A Writer's Experience

FROM ACCEPTANCE TO PUBLICATION

CIS wanted the manuscript for its Holocaust diary series. The other books in the series were all accounts by Eastern European Jews, and the publisher was particularly interested in a book that would include the experiences of German Jewry. However, as their books were diaries, it would be necessary to produce a first person account. The most appropriate narrator was my mother. So in the third version she became the narrator and my co-author. Fifteen years after I started, I was willing to agree to almost any demand to have the book published.

It took me no more than three months to write the third and final version of my book. The biggest task was changing the text from a third person to a first person account. In addition, I spotted some parts that needed clarification and secured further facts from my mother. CIS books are aimed at an Orthodox Jewish audience, so I reviewed the manuscript to make sure it was free of references that might inadvertently offend Orthodox readers.
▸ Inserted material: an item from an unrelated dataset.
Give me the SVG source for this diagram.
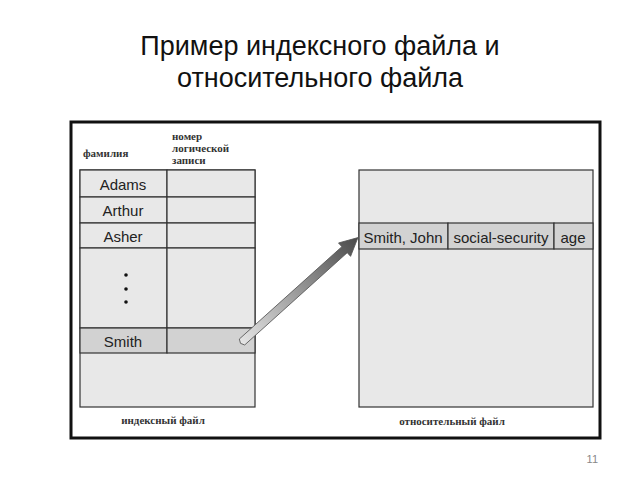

As publication was now assured, I also reviewed the manuscript, again verifying historical references.

Why did two years elapse between the initial acceptance letter and publication? Part of the delay was due to a change of control at the helm of CIS. The editing process took longer than I had anticipated. Editorial changes the publisher required dealt mainly with religious matters. I could not talk about a concert performance by a Jewish woman singer. Admiration for the natural tresses of a married Jewish woman had to be deleted. I swallowed my author’s pride and accepted alterations in the text and deletion of phrases that I believed caught the mood. The only strenuous argument concerned CIS’ insistence that one of the four racist 1935 Nuremberg Laws, the one that forbade sexual relations between Jews and unmarried gentiles, not appear in the published text. I had to give in there too.

One of the publisher’s editorial staff suggested the title, "Shattered Crystals." I was unenthusiastic, but never came up with anything better. The artist commissioned to design the cover perfectly caught the mood. The only change to his original painting was our request that he add the name of the store. Though the publisher talked about the text for the jacket, I waited in vain for the copy. Eventually I suggested that I might write it, an offer the publisher immediately accepted.

Because my mother was now the narrator, I wanted to explain my part in the book and wrote the preface, which the publisher accepted and printed. I also submitted the dedication that had always been in the back of my mind. I received the text of the Publisher’s Note when printing had already started and cringed at several glaring typographical errors. I faxed urgent pleas for corrections, but when you read the Note, you’ll see I was too late.

Reading the text, readers may find other typographical errors. I had no opportunity to do anything about these. As we got nearer to the printing of the manuscript, I kept expecting to see page proofs, but it never happened. One evening in January 1997 the publisher telephoned me at my sister’s New York City apartment to say the first copies were ready. He appeared close to midnight and handed me a copy of Shattered Crystals. I was surprised at how thick it was. It ran to 410 pages. I held it in my hands and felt numb.